2. Allows employers to assert the free speech rights of their employees, even when the employees are not parties to the lawsuit.
1. Demands independent appellate review in cases raising free speech questions (even when a substantively valid speech restriction — such as a ban on obscenity or fighting words — is involved).
2. Prohibits laws that are unconstitutionally vague or overbroad.
3. Prohibits prior restraints, such as overbroad injunctions.
4. Restricts the availability of punitive damages.
5. Prohibits strict liability for speech.
6. Sometimes demands that certain facts be proven by clear and convincing evidence, rather than under the less demanding “preponderance of the evidence” standard.
Many harassment lawsuits are based on a combination of core protected speech and unprotected conduct or unprotected speech (such as offensive touching, threats, or even one-to-one insults). Consider, for instance, Makhayesh v. Great Lakes Steel, in which a Muslim employee of Syrian descent sued for national origin and religious harassment. Part of the alleged harassment was direct, personal insults, but part was coworkers generally referring to Muslim religious leaders as “toilet seat[s]” and suggesting, in the context of the Gulf War, that the United States “nuke Iraq and Syria” and “go back [to Libya] and wipe them off the face of the earth.”
The black-letter free speech law on this is quite clear: A judgment cannot be based even in part on constitutionally protected speech. If the plaintiff wants to sue based on the unprotected material, that’s just fine; the factfinder should then be allowed to consider only that material. But a plaintiff cannot argue for a judgment based both on the unprotected matter and the constitutionally protected speech.
This is exactly the issue that the Court faced in NAACP v. Claiborne Hardware. The NAACP and other defendants organized a boycott of white-owned businesses in Claiborne County, demanding various concessions. The businesses sued, on a tort theory of intentional interference with prospective business advantage, pointing to various behavior that interfered with their business — political statements exhorting solidarity, threats of social ostracism of boycott violators, threats of violence, and even actual violence. The state courts held for the businesses, concluding that put together the behavior was indeed tortious.
The Court reversed. Violence, the Court held, was indeed constitutionally unprotected; but much of the other behavior — including threats of social ostracism — was constitutionally protected speech. And because “the nonviolent elements . . . are entitled to the protection of the First Amendment,” they did not lose this protection just because of the presence of unprotected behavior. While the plaintiffs were entitled to sue based only on the unprotected behavior, they couldn’t sue based on a combination of the unprotected behavior and the protected speech.

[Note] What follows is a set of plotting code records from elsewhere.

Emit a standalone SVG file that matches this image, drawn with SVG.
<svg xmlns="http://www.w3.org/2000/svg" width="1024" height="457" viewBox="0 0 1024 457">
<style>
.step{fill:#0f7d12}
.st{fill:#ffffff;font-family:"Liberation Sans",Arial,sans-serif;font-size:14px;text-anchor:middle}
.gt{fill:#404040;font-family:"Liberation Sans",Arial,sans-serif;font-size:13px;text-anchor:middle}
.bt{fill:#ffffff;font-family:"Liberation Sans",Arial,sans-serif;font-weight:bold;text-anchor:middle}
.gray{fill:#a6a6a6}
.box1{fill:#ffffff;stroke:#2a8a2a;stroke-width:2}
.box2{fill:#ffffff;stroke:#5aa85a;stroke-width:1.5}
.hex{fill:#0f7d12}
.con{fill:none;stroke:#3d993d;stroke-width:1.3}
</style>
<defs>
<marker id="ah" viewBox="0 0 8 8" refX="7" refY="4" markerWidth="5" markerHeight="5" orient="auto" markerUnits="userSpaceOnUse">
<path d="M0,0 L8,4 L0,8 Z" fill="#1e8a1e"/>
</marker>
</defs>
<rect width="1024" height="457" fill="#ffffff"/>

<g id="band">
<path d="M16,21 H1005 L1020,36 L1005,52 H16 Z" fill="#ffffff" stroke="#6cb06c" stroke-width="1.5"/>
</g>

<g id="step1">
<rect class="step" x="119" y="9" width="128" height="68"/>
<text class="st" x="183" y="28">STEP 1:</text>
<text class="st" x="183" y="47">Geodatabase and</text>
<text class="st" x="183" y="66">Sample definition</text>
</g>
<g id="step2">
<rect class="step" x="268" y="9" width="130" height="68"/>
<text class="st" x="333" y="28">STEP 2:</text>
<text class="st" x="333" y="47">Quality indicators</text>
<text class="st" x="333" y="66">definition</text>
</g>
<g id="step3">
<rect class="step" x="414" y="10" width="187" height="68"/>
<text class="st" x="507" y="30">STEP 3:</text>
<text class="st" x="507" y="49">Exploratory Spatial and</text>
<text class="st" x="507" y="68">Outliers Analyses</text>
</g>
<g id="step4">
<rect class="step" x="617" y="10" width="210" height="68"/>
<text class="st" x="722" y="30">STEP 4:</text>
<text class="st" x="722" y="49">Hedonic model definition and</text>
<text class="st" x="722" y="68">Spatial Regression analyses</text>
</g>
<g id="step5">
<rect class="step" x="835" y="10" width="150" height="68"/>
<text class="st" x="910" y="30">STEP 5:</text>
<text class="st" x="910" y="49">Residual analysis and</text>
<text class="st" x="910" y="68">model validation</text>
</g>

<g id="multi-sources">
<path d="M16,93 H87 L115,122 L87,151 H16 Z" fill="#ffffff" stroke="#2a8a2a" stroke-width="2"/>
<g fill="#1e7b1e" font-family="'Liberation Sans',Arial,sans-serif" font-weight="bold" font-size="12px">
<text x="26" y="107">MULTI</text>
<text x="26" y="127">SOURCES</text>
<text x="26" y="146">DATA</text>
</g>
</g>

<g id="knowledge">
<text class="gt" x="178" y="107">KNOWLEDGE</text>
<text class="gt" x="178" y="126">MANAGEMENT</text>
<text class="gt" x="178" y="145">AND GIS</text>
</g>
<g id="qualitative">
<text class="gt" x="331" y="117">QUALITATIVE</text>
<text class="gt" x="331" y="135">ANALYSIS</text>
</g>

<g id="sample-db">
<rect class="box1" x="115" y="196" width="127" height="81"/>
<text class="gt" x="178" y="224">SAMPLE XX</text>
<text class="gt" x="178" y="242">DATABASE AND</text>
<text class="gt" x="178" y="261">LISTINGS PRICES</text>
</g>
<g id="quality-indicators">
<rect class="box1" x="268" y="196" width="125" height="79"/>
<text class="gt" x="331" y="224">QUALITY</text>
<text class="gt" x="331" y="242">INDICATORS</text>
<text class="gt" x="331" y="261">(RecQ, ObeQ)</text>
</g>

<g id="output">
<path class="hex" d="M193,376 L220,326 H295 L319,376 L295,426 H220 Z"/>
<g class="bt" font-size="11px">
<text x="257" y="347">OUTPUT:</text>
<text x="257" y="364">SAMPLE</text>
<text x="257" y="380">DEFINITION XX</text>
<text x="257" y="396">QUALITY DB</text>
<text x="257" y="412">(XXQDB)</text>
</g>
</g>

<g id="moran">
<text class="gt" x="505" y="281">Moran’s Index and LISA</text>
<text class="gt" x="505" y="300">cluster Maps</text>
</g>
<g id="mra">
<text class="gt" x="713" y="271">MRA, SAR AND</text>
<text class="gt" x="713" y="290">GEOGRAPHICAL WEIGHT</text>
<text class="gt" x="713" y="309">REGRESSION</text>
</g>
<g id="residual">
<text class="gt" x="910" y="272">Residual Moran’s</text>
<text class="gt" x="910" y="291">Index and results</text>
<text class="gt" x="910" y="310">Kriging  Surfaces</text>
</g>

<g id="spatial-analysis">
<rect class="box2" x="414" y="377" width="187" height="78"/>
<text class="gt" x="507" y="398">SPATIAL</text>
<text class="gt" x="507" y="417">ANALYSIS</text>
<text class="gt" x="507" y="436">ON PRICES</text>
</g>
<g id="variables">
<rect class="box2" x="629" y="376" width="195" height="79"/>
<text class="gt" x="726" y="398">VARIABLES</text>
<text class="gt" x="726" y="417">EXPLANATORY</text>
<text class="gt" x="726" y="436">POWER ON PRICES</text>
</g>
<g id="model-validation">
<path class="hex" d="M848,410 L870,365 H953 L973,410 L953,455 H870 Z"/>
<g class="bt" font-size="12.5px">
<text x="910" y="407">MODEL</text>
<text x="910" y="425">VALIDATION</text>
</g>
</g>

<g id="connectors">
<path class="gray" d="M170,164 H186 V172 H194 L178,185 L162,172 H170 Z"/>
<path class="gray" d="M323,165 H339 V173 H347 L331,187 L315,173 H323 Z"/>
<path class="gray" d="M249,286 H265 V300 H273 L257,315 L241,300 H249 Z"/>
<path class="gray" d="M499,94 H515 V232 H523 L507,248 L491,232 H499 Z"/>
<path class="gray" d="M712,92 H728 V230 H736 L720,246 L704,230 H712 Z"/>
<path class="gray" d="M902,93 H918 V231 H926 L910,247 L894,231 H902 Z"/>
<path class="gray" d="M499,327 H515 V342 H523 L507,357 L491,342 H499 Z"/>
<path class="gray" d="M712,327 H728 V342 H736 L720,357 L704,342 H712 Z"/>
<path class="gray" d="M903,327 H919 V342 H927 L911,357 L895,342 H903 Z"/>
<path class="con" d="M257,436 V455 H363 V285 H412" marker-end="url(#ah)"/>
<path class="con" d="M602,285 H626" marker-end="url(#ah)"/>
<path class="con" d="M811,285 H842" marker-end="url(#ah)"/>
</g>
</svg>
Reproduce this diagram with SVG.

The Court held the same in Street v. New York. Street was prosecuted for treating the flag disrespectfully; the prosecution’s theory rested both on Street’s flagburning and on certain things he said that expressed contempt for the flag. In 1969, when the case was decided, the Court had not yet held that flagburning was constitutionally protected, but the Court concluded that it was unnecessary to pass on this here. Even if flagburning was constitutionally unprotected conduct, the conviction couldn’t stand, because “[the] record [was] insufficient to eliminate the possibility . . . that appellant was convicted for both his words and his deed.” Punishing someone based on a combination of constitutionally protected words and deeds would violate the First Amendment regardless of whether the deeds themselves would be protected. Eaton v. City of Tulsa and Bachellar v. Maryland take the same approach.
Likewise, in Mt. Healthy City School District Board of Education v. Doyle, the Court made clear that the First Amendment is violated whenever protected speech makes a difference in deciding a speaker’s fate. If protected speech is a “motivating factor,” the Court held, in a government decision — even when other factors are also present — the decision is unconstitutional unless the government shows that it would have reached the same decision without considering the speech.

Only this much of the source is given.